Serena - Ron Rash

The North Carolina mountains are the setting for an epic battle of greed, commerce and self-interest on a level of Paul Thomas Anderson’s recent film ‘There Will Be Blood’, only in the case of Ron Rash’s novel it’s timber rather than oil that is the natural resource in question. Essentially though it’s land that lies at the heart of the issue, whether to exploit it for its natural resources or give it up to the government authorities who claim they want to convert it into national park, and it’s in the struggle that develops for the ownership of this valuable natural resource that, for better or worse, the spirit of American free-enterprise is defined – boundless ambition, naked greed and a high cost paid for in blood.

Interestingly, while the men are certainly the main players in the titanic struggle that erupts here between big business and government, it’s the women behind the scenes who call the shots, driven by their own personal agendas. Pemberton, the owner of the timber empire, is certainly cold and ruthless, but it’s his dealings with two women that determine the direction in which he channels his efforts. Rash sets this up brilliantly in the opening chapter of the book, setting the scene and the tone for what is to follow. On the one hand there is Rachel, a young 16 year-old woman working in a serving capacity for Pemberton, pregnant with his child, cast aside in favour of a whirlwind marriage to a unique and remarkable woman from Boston society.
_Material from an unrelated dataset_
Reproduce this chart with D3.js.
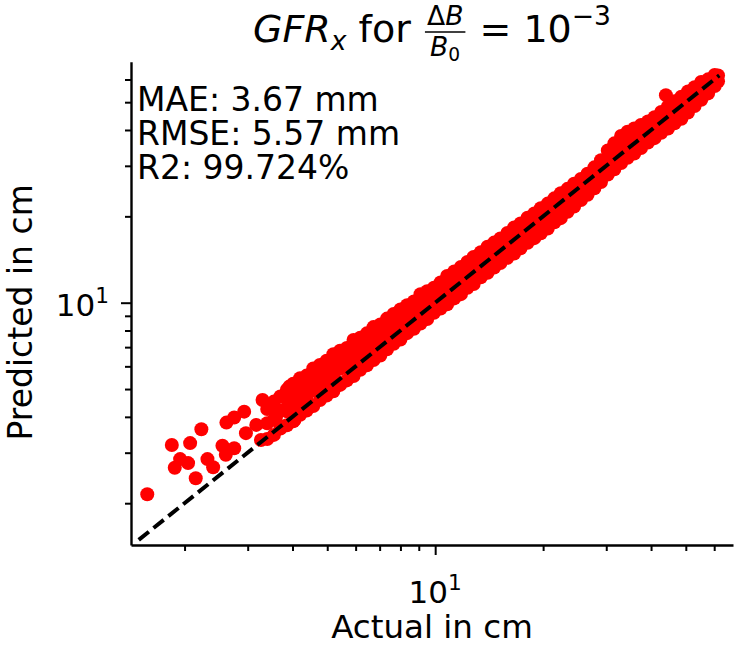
<!DOCTYPE html>
<html>
<head>
<meta charset="utf-8">
<script src="https://cdn.jsdelivr.net/npm/d3@7"></script>
<style>
  body { margin: 0; background: #fff; }
  svg { display: block; }
  text { font-family: "DejaVu Sans", sans-serif; fill: #000; white-space: pre; }
</style>
</head>
<body>
<svg id="chart" width="735" height="646"></svg>
<script>
// Sparse low-range samples (actual cm, predicted cm)
const sparseActual = [1.574, 1.843, 2.073, 2.228, 1.944, 1.878, 2.046, 2.149, 2.317, 2.403,
  2.551, 2.607, 2.751, 2.617, 2.751, 2.933, 2.966, 3.266, 3.30, 3.17, 3.52, 3.60, 3.92, 3.75,
  4.05, 4.18, 4.36, 4.55];
const sparsePredicted = [2.15, 3.19, 3.24, 3.62, 2.85, 2.66, 2.76, 2.445, 2.85, 2.67,
  3.17, 2.95, 3.11, 3.82, 3.98, 4.17, 3.51, 3.32, 4.58, 3.75, 4.34, 4.01, 5.10, 3.70,
  3.90, 4.23, 4.65, 5.10];

// Dense band: each actual value with the predictions observed at it
const bandActual = [3.40, 3.55, 3.70, 3.86, 4.02, 4.20, 4.38, 4.57, 4.77, 4.98,
  5.20, 5.43, 5.67, 5.92, 6.18, 6.45, 6.73, 7.03, 7.34, 7.66,
  8.00, 8.35, 8.72, 9.10, 9.50, 9.92, 10.35, 10.8, 11.3, 11.8,
  12.3, 12.8, 13.4, 14.0, 14.6, 15.2, 15.9, 16.6, 17.3, 18.1,
  18.9, 19.7, 20.6, 21.5, 22.4, 23.4, 24.4, 25.5, 26.6, 27.8,
  29.0, 30.3, 31.6, 33.0, 34.4, 35.9, 37.5, 39.2, 40.9, 42.7,
  44.6, 46.5, 48.6, 50.7, 52.9, 55.2, 57.7, 60.2, 61.5, 44.0];
const bandPredicted = [
  [3.35, 3.80, 4.26], [3.46, 3.91, 4.52], [3.64, 4.21, 4.71], [3.74, 4.18, 4.60, 4.97],
  [3.86, 4.29, 4.72, 5.22], [4.07, 4.62, 5.09, 5.45], [4.21, 4.59, 5.06, 5.57],
  [4.36, 4.95, 5.45, 5.90], [4.58, 5.08, 5.60, 6.07], [4.75, 5.22, 5.75, 6.28],
  [4.91, 5.54, 6.10, 6.61], [5.17, 5.88, 6.48, 6.80], [5.36, 5.95, 6.45, 6.95],
  [5.55, 6.12, 6.73, 7.41], [5.84, 6.48, 7.14, 7.55], [6.05, 6.66, 7.22, 7.82],
  [6.31, 7.00, 7.59, 8.22], [6.54, 7.20, 7.81, 8.39], [6.88, 7.58, 8.21, 8.80],
  [7.19, 7.78, 8.43, 9.14], [7.44, 8.19, 8.88, 9.47], [7.83, 8.62, 9.19, 9.80],
  [8.11, 8.86, 9.52, 10.1], [8.46, 9.32, 10.0, 10.7], [8.77, 9.58, 10.3, 10.97],
  [9.23, 10.08, 10.74, 11.27], [9.55, 10.35, 11.1, 11.77], [9.87, 10.89, 11.6, 12.4],
  [10.35, 11.21, 12.05, 12.85], [10.71, 11.8, 12.58, 13.31], [11.27, 12.3, 13.22, 13.87],
  [11.62, 12.6, 13.55, 14.44], [12.27, 13.3, 14.18, 15.0], [12.71, 13.78, 14.69, 15.67],
  [13.26, 14.48, 15.32, 16.2], [13.74, 14.84, 15.82, 16.74], [14.33, 15.64, 16.68, 17.5],
  [14.84, 16.2, 17.28, 18.28], [15.47, 16.75, 17.87, 18.9], [16.18, 17.52, 18.7, 19.77],
  [16.79, 18.16, 19.35, 20.47], [17.47, 18.93, 20.17, 21.34], [18.13, 19.63, 20.93, 22.15],
  [19.06, 20.66, 21.84, 23.11], [19.71, 21.35, 22.76, 24.08], [20.75, 22.49, 23.77, 24.94],
  [21.63, 23.45, 24.6, 26.0], [22.8, 24.68, 25.7, 26.98], [23.78, 25.75, 26.81, 28.14],
  [25.05, 26.91, 28.25, 29.63], [26.33, 28.3, 29.7, 31.4], [27.97, 29.82, 31.79, 33.91],
  [29.17, 31.35, 33.68, 35.93], [30.69, 33.0, 35.48, 38.1], [31.99, 34.68, 37.26, 39.42],
  [33.14, 35.9, 38.27, 40.5], [34.61, 37.2, 39.34, 41.63], [36.18, 38.89, 41.12, 42.8],
  [37.46, 40.25, 42.58, 44.3], [39.11, 42.02, 44.11, 46.25], [40.5, 43.53, 46.07, 48.3],
  [42.22, 45.38, 48.03, 50.36], [43.79, 47.43, 49.77, 52.25], [46.04, 49.48, 51.92, 54.5],
  [48.46, 52.05, 54.17, 56.39], [50.95, 54.31, 56.53, 58.84], [53.66, 57.16, 60.07],
  [56.89, 59.72, 62.19], [59.1, 62.0], [52.9]
];

// Identity reference line end points (cm)
const identityLine = [1.49, 62];

// Axis limits and ticks (cm)
const xLimits = [1.418, 67.7];
const yLimits = [1.43, 69.2];
const minorTicks = [2, 3, 4, 5, 6, 7, 8, 9, 20, 30, 40, 50, 60];
const majorTicks = [10];

const metricLines = ["MAE: 3.67 mm", "RMSE: 5.57 mm", "R2: 99.724%"];

const points = [];
sparseActual.forEach((a, i) => points.push({ a, p: sparsePredicted[i] }));
bandActual.forEach((a, i) => bandPredicted[i].forEach(p => points.push({ a, p })));

const svg = d3.select("#chart");
const plotLeft = 131, plotRight = 733, plotTop = 61.7, plotBottom = 545;

const x = d3.scaleLog().domain(xLimits).range([plotLeft, plotRight]);
const y = d3.scaleLog().domain(yLimits).range([plotBottom, plotTop]);

// scatter
svg.append("g")
  .selectAll("circle")
  .data(points)
  .join("circle")
  .attr("cx", d => x(d.a))
  .attr("cy", d => y(d.p))
  .attr("r", 7)
  .attr("fill", "#ff0000");

// identity line
svg.append("path")
  .datum(identityLine)
  .attr("d", d3.line().x(v => x(v)).y(v => y(v)))
  .attr("fill", "none")
  .attr("stroke", "#000")
  .attr("stroke-width", 4)
  .attr("stroke-dasharray", "13,6");

// axes
const fs = 33;
function styleAxis(g) {
  g.selectAll("line").attr("stroke", "#000").attr("stroke-width", 2);
  g.selectAll("path").attr("stroke", "#000").attr("stroke-width", 2.4);
}

const gx = svg.append("g").attr("transform", `translate(0,${plotBottom})`);
gx.append("g").call(d3.axisBottom(x).tickValues(minorTicks).tickSize(6).tickSizeOuter(0).tickFormat(""))
  .call(styleAxis);
gx.append("g").call(d3.axisBottom(x).tickValues(majorTicks).tickSize(10).tickFormat(""))
  .call(g => g.select(".domain").remove())
  .call(styleAxis);

const gy = svg.append("g").attr("transform", `translate(${plotLeft},0)`);
gy.append("g").call(d3.axisLeft(y).tickValues(minorTicks).tickSize(6).tickSizeOuter(0).tickFormat(""))
  .call(styleAxis);
gy.append("g").call(d3.axisLeft(y).tickValues(majorTicks).tickSize(10).tickFormat(""))
  .call(g => g.select(".domain").remove())
  .call(styleAxis);

// power-of-ten tick labels
const tickFs = 31;
function powerLabel(sel, v) {
  const e = Math.round(Math.log10(v));
  sel.append("tspan").text("10");
  sel.append("tspan").attr("font-size", tickFs * 0.7).attr("dy", -tickFs * 0.42).text(e);
}
majorTicks.forEach(v => {
  svg.append("text").attr("x", x(v)).attr("y", 603)
    .attr("text-anchor", "middle").attr("font-size", tickFs).call(powerLabel, v);
  svg.append("text").attr("x", plotLeft - 22).attr("y", y(v) + 13)
    .attr("text-anchor", "end").attr("font-size", tickFs).call(powerLabel, v);
});

// axis titles
svg.append("text").attr("x", (plotLeft + plotRight) / 2).attr("y", 638)
  .attr("text-anchor", "middle").attr("font-size", 32.5).text("Actual in cm");
svg.append("text").attr("transform", `translate(32,${(plotTop + plotBottom) / 2 + 9}) rotate(-90)`)
  .attr("text-anchor", "middle").attr("font-size", 33).text("Predicted in cm");

// metrics block (one multi-line text)
const metrics = svg.append("text").attr("x", 137).attr("y", 111).attr("font-size", fs);
metricLines.forEach((t, i) => {
  metrics.append("tspan").attr("x", 137).attr("dy", i === 0 ? 0 : 34).text(t);
});

// title: GFR_x for ΔB/B0 = 10^-3
const tfs = 38, small = tfs * 0.7, base = 42;
const title = svg.append("g");
let cx = 0;
function piece(str, opts = {}) {
  const t = title.append("text").attr("x", cx).attr("y", base + (opts.dy || 0))
    .attr("font-size", opts.size || tfs)
    .attr("font-style", opts.italic ? "italic" : "normal")
    .text(str);
  cx += t.node().getComputedTextLength();
  return t;
}
piece("GFR", { italic: true });
piece("x", { italic: true, size: small, dy: tfs * 0.2 });
piece(" for ");
// fraction
const fx = cx + 2;
const num = title.append("text").attr("x", fx).attr("y", base - tfs * 0.45).attr("font-size", small);
num.append("tspan").text("Δ");
num.append("tspan").attr("font-style", "italic").text("B");
const den = title.append("text").attr("x", fx).attr("y", base + tfs * 0.36).attr("font-size", small);
den.append("tspan").attr("font-style", "italic").text("B");
den.append("tspan").attr("font-size", small * 0.7).attr("dy", small * 0.2).text("0");
const nw = num.node().getComputedTextLength(), dw = den.node().getComputedTextLength();
const fw = Math.max(nw, dw) + 4;
num.attr("x", fx + (fw - nw) / 2);
den.attr("x", fx + (fw - dw) / 2);
title.append("line").attr("x1", fx).attr("x2", fx + fw)
  .attr("y1", base - tfs * 0.26).attr("y2", base - tfs * 0.26)
  .attr("stroke", "#000").attr("stroke-width", 1.5);
cx = fx + fw + 2;
piece(" = 10");
piece("−3", { size: small, dy: -tfs * 0.44 });
const tw = cx;
title.attr("transform", `translate(${(plotLeft + plotRight) / 2 - tw / 2},0)`);
</script>
</body>
</html>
When Serena places the knife into the hand of her new husband to settle the matter with Rachel’s outraged father at the train station, it a defining moment in how matters are to be settled henceforth.

Serena is an extraordinary character, not particularly likeable, but the perfect embodiment of all the characteristics that are essential to succeed in the climate of the Depression-hit 1920s America – an innate sense of self-preservation maintained through a cold, unflinching certainty and ruthless efficiency. Ron Rash takes a big risk in making his main character thoroughly detestable from a female perspective (though perhaps intentionally dangerously appealing from a male perspective) – which a lot of readers are not going to like – but the novel is well-balanced and achieves a period authenticity for the dialogue and behaviours across all the social and political classes, the author expressively drawing from the harshness of the locations and even from the wildlife into establishing and defining characterisation. A fine piece of writing.